Starting WiFi Connect
WiFi device: wlan0
Access points: [<REDACTED>]
Starting access point...
Access point 'TAGe-WiFi' created
Starting HTTP server on 192.168.42.1:80
request error = Header
User connected to the captive portal
request error = Header
request error = Header
Stopping access point 'TAGe-WiFi'...
Access point 'TAGe-WiFi' stopped
Access points: [<REDACTED>]
Connecting to access point <REDACTED>...
Internet connectivity established

It looks as if the container restarted itself (I did not set the restart parameter in the compose file) and had no issues.
I’ll be honest, I have no clue what’s going on here.

I also just had a case where I got that same D-Bus error. But this time dmesg only showed finding the chipset and getting the firmware, and not an error about getting the vendor code. In this case, the AP was not broadcast, and I had to reset the service. Then it started working, but I had to take several tries before I got it to connect to the wifi. I’ve found that if it can’t connect on the first try (even though I know I put in the right password), when I connect to the AP again, the network I tried to connect to last time isn’t in the list of networks to connect to.
I do see there is an option in the wifi-connect start.sh script to add a small sleep to wait for the wifi to connect; I’m wondering if that would help with this particular problem (probably not the D-Bus error).

This definitely looks like a WiFi dongle driver/firmware issue. My suggestion would be to buy a few other options and find out which chipset would work best on the Odroid C2. It is not easy to find a nicely working one. We have plans to do more extensive tests on different dongle models, but for now we do not have any concrete recommendations.

I have done several tests with enabling the sleep in the start script, and thus far I haven’t seen the D-Bus error anymore. I’m still having the issue where the network I want to connect to sometimes doesn’t show up in the list of networks, but that could just be due to having a glut of wireless networks in the office. At the very least, the service is starting up and running correctly, even if it takes a couple tries to connect.
I’m wondering if the wifi service was sometimes starting up before the D-Bus service was, like a race condition. I’m not sure of the ordering there.

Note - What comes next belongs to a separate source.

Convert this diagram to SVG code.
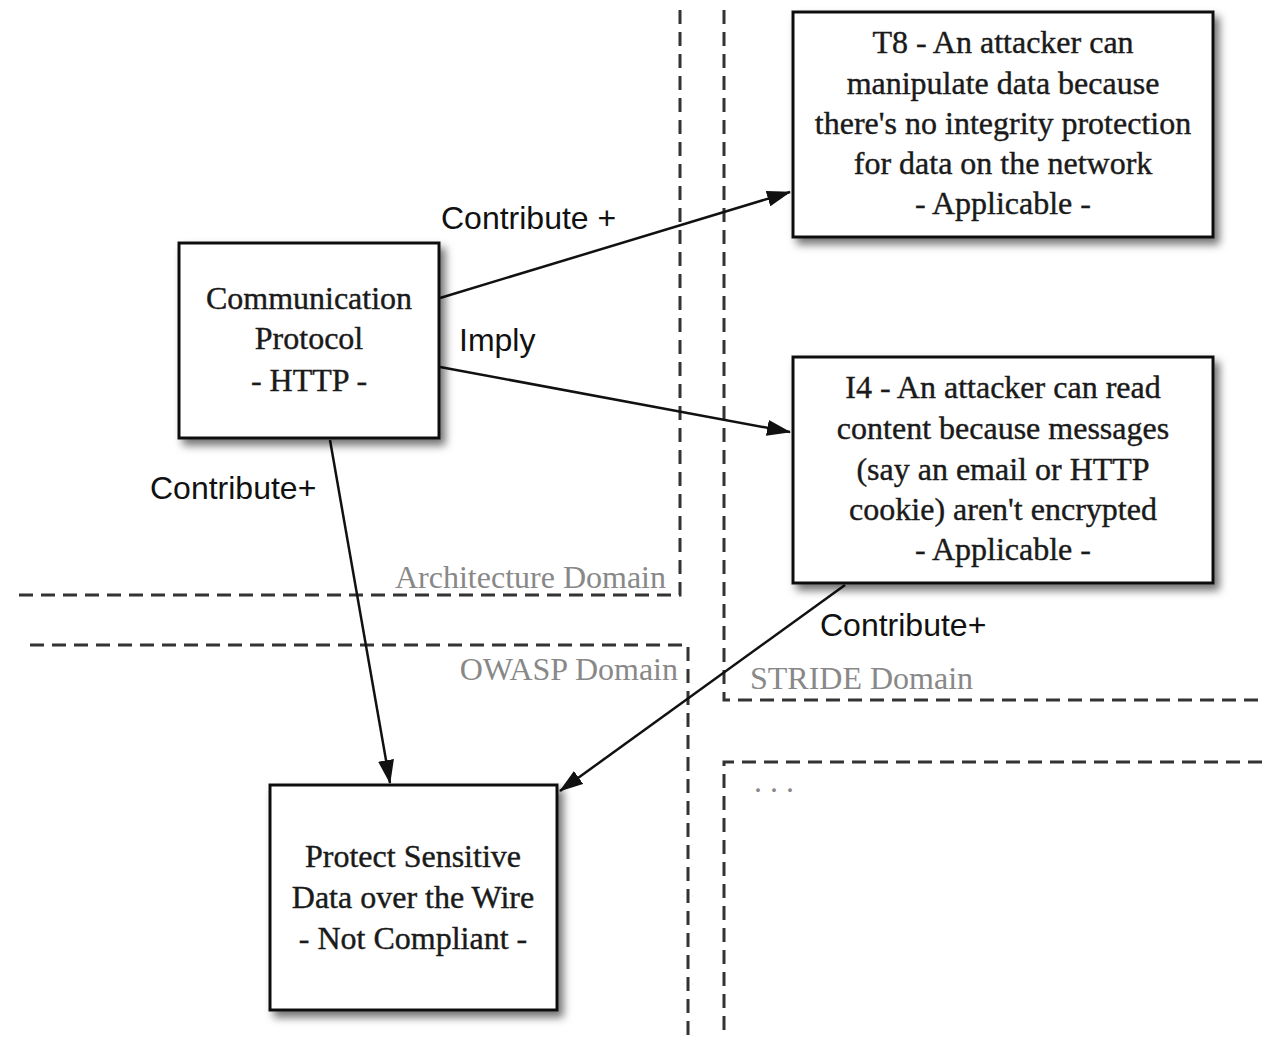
<svg xmlns="http://www.w3.org/2000/svg" width="1262" height="1037" viewBox="0 0 1262 1037">
<defs>
<style>
.dash{fill:none;stroke:#333;stroke-width:3;stroke-dasharray:14 8}
.box{fill:#fff;stroke:#111;stroke-width:3;filter:url(#sh)}
.nt{font-family:"Liberation Serif",serif;font-size:32px;fill:#1a1a1a;stroke:#1a1a1a;stroke-width:0.4;text-anchor:middle}
.el{font-family:"Liberation Sans",sans-serif;font-size:32px;fill:#111}
.dl{font-family:"Liberation Serif",serif;font-size:32px;fill:#888}
.edge{stroke:#111;stroke-width:2.5;fill:none;marker-end:url(#ah)}
</style>
<filter id="sh" x="-10%" y="-10%" width="130%" height="130%">
<feDropShadow dx="5" dy="6" stdDeviation="4" flood-color="#000" flood-opacity="0.55"/>
</filter>
<marker id="ah" viewBox="0 0 24 16" refX="23" refY="8" markerWidth="24" markerHeight="16" markerUnits="userSpaceOnUse" orient="auto">
<path d="M0,0 L24,8 L0,16 z" fill="#111"/>
</marker>
</defs>
<rect width="1262" height="1037" fill="#fff"/>
<g id="domains">
<path class="dash" d="M680,10 V595 H12"/>
<path class="dash" d="M724,10 V700 H1262"/>
<path class="dash" d="M30,645 H688 V1037"/>
<path class="dash" d="M1262,762 H724 V1037"/>
<text class="dl" x="666" y="588" text-anchor="end">Architecture Domain</text>
<text class="dl" x="678" y="680" text-anchor="end">OWASP Domain</text>
<text class="dl" x="750" y="689">STRIDE Domain</text>
<text class="dl" x="754" y="792">. . .</text>
</g>
<g id="connectors">
<line class="edge" x1="440" y1="298" x2="790" y2="192"/>
<line class="edge" x1="440" y1="367" x2="790" y2="432"/>
<line class="edge" x1="330" y1="440" x2="390" y2="783"/>
<line class="edge" x1="845" y1="585" x2="560" y2="791"/>
<text class="el" x="441" y="229">Contribute +</text>
<text class="el" x="459" y="351">Imply</text>
<text class="el" x="150" y="499">Contribute+</text>
<text class="el" x="820" y="636">Contribute+</text>
</g>
<g id="n-comm">
<rect class="box" x="179" y="243" width="260" height="195"/>
<text class="nt" x="309" y="309">Communication</text>
<text class="nt" x="309" y="349">Protocol</text>
<text class="nt" x="309" y="391">- HTTP -</text>
</g>
<g id="n-t8">
<rect class="box" x="793" y="12" width="420" height="225"/>
<text class="nt" x="1003" y="53">T8 - An attacker can</text>
<text class="nt" x="1003" y="94">manipulate data because</text>
<text class="nt" x="1003" y="134">there's no integrity protection</text>
<text class="nt" x="1003" y="174">for data on the network</text>
<text class="nt" x="1003" y="214">- Applicable -</text>
</g>
<g id="n-i4">
<rect class="box" x="793" y="357" width="420" height="226"/>
<text class="nt" x="1003" y="398">I4 - An attacker can read</text>
<text class="nt" x="1003" y="439">content because messages</text>
<text class="nt" x="1003" y="480">(say an email or HTTP</text>
<text class="nt" x="1003" y="520">cookie) aren't encrypted</text>
<text class="nt" x="1003" y="560">- Applicable -</text>
</g>
<g id="n-protect">
<rect class="box" x="270" y="785" width="287" height="225"/>
<text class="nt" x="413" y="867">Protect Sensitive</text>
<text class="nt" x="413" y="908">Data over the Wire</text>
<text class="nt" x="413" y="949">- Not Compliant -</text>
</g>
</svg>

The sleep there was left for cases where the device connects too slowly to a network. It does not match the expected pattern. The fact that the chip does not find the network sometimes verifies my assumption that the driver is not very stable. The problem with WiFi drivers on Linux is that most vendors treat the platform with much lower priority than Windows and my findings show that the majority of WiFi dongles have all sorts of issues.

I will order today a dongle like yours - it will take a week for me to get it as it will be shipped to me from one of our offices.

As for your question you may check the timestamps for the events with journalctl and dmesg -T. To filter out NetworkManager you may use journalctl -u NetworkManager.